This wild rice casserole is a nutritious flavor bonanza for the taste buds. Serve as a side dish, but it is hearty enough as a standalone main course.
Native Americans began cultivating nutrient-dense wild rice many millennia ago. In fact, wild rice is one of only two cereal grains native to the North American continent.
As an important staple, tribes across the northern United States and Canada developed hundreds of heirloom varieties over this time.
The book Wild Rice and The Ojibway People written in 1900 claims wild rice to be the most nutritive single food consumed by the Indians of North America.
Combined with maple sugar, bison, deer, and other meats, this traditional diet is certainly more nutritious than the average American of today. It was perhaps superior even to the diets of those living early in the last century as well.
In our modern culture, wild rice is an easy hack to your family’s menu plan. It is a huge upgrade to dinnertime, especially in comparison to white or brown rice.
Most of the time you encounter wild rice, it is in restaurants or at business conferences served as a rather flavorless side dish. At best, it is mixed with a few slivered almonds.
While minimally acceptable, wild rice can be so much more!
When paired with the right foods and cooked in properly made bone broth, wild rice can serve as a much richer and satisfying dish. I would suggest that it is a meal in itself.
If you’ve been looking for a heartier way to serve wild rice, try this casserole recipe below.
My sister’s Mother-in-Law developed it many years ago while living in Minnesota.
Wild rice is a vital commodity in Minnesota due to the thousands of cold-water lakes, which make for the perfect growing conditions.
Cultivating heirloom varieties is an important industry in the Great Lakes region in general. This is in keeping with the tradition and spirit of the Native Americans in the area.
I can honestly say that it is the best-tasting wild rice dish I’ve ever tried!
Classic Wild Rice Casserole
Traditional wild rice casserole that is filling enough to be a meal in itself. Can also be served as a hearty side dish to the main course. Reheats well for delicious leftovers.
- 3/4 cup wild rice
- 1 cup chicken bone broth
- 1 1/2 cups tomatoes finely chopped
- 1/2 cup black olives sliced
- 5-6 mushrooms thinly sliced
- 1 medium onion chopped
- 1/3 cup slivered almonds preferably sprouted
- 4 ounces cheese shredded. Monterey jack or cheddar suggested
- 1 Tbsp olive oil
- 1 tsp marjoram
- 1 dash sea salt
- 1 dash black pepper
Mix wild rice in a medium bowl with enough filtered water to cover. Soak for 4-8 hours or overnight.

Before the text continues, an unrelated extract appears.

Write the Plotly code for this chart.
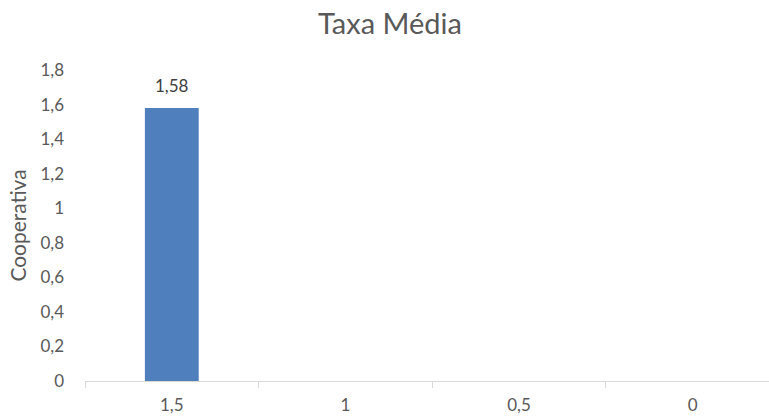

Drain wild rice and mix with other ingredients (except the cheese) in a glass casserole dish.
Cover and bake for 1 1/2 hours in a preheated 350 °F/ 177 °C oven.
While the casserole is cooking, chop the cheese into small 1/4" pieces and then shred in a food processor.
When done, remove the casserole from the oven and mix in the shredded cheese. Tip. Never buy commercial shredded cheese even if organic (it is processed with aluminum).
Serve immediately as a very nutritious side dish or by itself as the main meal.
Refrigerate leftovers in a covered glass container for up to 4 days.
You may substitute herbs de provence for marjoram if desired.
Substitute chopped artichokes for the black olive if you prefer.